▸ **Stated task**:
Quote precisely the run of lines opening with the line containing "Recreate this image" and closing with the line containing "import plotly.graph_objects as go", and nothing else.

▸ **Recorded data**:
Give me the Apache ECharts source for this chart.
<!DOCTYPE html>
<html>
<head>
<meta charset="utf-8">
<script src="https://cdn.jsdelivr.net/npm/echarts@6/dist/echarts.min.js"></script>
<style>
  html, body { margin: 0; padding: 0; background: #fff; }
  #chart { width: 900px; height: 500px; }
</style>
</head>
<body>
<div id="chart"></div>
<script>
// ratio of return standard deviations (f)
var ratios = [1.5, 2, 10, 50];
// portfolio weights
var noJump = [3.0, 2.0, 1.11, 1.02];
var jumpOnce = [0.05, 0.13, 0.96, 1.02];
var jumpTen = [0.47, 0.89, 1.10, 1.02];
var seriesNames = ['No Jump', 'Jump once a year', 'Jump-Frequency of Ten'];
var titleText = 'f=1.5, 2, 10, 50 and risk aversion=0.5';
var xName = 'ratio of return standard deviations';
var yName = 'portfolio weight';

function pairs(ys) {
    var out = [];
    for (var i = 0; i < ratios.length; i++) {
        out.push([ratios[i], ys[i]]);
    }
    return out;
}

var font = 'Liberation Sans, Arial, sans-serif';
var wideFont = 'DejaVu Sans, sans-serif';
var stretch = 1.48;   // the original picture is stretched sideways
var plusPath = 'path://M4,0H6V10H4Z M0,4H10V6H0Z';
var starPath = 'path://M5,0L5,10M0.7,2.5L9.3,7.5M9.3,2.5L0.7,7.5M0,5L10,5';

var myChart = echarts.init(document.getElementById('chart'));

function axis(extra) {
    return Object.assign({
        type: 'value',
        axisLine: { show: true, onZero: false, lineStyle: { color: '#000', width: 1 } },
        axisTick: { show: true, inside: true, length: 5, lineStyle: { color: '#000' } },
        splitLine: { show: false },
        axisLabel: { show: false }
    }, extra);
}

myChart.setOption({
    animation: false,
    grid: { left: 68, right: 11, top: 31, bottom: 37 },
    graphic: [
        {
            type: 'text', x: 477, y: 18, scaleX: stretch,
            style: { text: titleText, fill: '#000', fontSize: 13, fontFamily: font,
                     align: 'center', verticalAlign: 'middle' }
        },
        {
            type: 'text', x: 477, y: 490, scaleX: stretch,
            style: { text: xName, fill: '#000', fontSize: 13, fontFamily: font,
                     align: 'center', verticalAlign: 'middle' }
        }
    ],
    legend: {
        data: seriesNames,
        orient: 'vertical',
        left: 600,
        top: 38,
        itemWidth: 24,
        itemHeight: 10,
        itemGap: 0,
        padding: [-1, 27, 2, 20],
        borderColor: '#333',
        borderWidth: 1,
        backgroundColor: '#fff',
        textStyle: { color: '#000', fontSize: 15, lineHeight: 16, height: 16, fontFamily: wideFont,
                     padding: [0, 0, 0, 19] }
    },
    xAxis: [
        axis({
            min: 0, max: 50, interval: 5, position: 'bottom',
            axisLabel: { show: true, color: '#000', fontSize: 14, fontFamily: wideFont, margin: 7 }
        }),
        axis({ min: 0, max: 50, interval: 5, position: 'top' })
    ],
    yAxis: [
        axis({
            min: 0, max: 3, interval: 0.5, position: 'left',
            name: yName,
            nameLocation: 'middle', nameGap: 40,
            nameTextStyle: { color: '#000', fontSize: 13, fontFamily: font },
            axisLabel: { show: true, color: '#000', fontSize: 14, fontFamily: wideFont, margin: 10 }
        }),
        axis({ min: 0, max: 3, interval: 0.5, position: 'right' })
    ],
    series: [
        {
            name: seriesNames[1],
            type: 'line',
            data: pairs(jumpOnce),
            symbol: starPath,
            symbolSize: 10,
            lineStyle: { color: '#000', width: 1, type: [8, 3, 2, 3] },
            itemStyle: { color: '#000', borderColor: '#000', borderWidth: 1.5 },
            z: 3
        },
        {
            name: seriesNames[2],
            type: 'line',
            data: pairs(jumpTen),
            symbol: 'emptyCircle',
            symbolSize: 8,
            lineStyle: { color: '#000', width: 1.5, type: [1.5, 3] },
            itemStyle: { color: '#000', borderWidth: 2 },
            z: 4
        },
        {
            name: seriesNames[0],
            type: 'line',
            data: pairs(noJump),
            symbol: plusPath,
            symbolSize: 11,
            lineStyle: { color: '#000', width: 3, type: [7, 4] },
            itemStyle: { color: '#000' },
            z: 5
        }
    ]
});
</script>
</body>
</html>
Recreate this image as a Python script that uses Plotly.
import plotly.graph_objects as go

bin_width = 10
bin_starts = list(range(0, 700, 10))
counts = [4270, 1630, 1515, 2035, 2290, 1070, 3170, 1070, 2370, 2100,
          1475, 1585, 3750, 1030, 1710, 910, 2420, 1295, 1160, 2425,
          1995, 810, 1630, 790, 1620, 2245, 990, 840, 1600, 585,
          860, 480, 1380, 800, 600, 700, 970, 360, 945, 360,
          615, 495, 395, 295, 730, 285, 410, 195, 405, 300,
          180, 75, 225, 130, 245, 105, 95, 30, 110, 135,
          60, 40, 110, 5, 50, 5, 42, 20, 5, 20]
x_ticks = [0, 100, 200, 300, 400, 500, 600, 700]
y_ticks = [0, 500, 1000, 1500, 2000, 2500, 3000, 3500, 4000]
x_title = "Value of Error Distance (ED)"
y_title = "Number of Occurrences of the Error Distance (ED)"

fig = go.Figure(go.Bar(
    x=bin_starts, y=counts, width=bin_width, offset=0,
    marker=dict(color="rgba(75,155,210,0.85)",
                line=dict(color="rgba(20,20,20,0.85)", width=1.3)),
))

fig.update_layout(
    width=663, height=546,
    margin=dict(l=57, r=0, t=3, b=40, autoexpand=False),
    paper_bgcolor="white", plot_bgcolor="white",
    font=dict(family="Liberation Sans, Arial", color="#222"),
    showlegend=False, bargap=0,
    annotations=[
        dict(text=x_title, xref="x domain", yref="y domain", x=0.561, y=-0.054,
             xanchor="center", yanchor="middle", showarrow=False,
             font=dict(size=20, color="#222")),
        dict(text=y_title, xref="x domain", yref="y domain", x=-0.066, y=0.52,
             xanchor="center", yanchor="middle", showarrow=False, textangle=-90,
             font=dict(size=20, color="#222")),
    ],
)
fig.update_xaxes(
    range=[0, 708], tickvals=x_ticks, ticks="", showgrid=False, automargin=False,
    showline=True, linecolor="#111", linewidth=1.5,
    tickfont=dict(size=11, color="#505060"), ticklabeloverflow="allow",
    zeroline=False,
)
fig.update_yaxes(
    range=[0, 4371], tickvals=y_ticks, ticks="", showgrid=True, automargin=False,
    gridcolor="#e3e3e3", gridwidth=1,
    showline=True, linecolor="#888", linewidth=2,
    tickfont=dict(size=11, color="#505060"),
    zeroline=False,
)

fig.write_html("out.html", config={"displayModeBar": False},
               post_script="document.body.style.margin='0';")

▸ **Solution for this task**:
Recreate this image as a Python script that uses Plotly.
import plotly.graph_objects as go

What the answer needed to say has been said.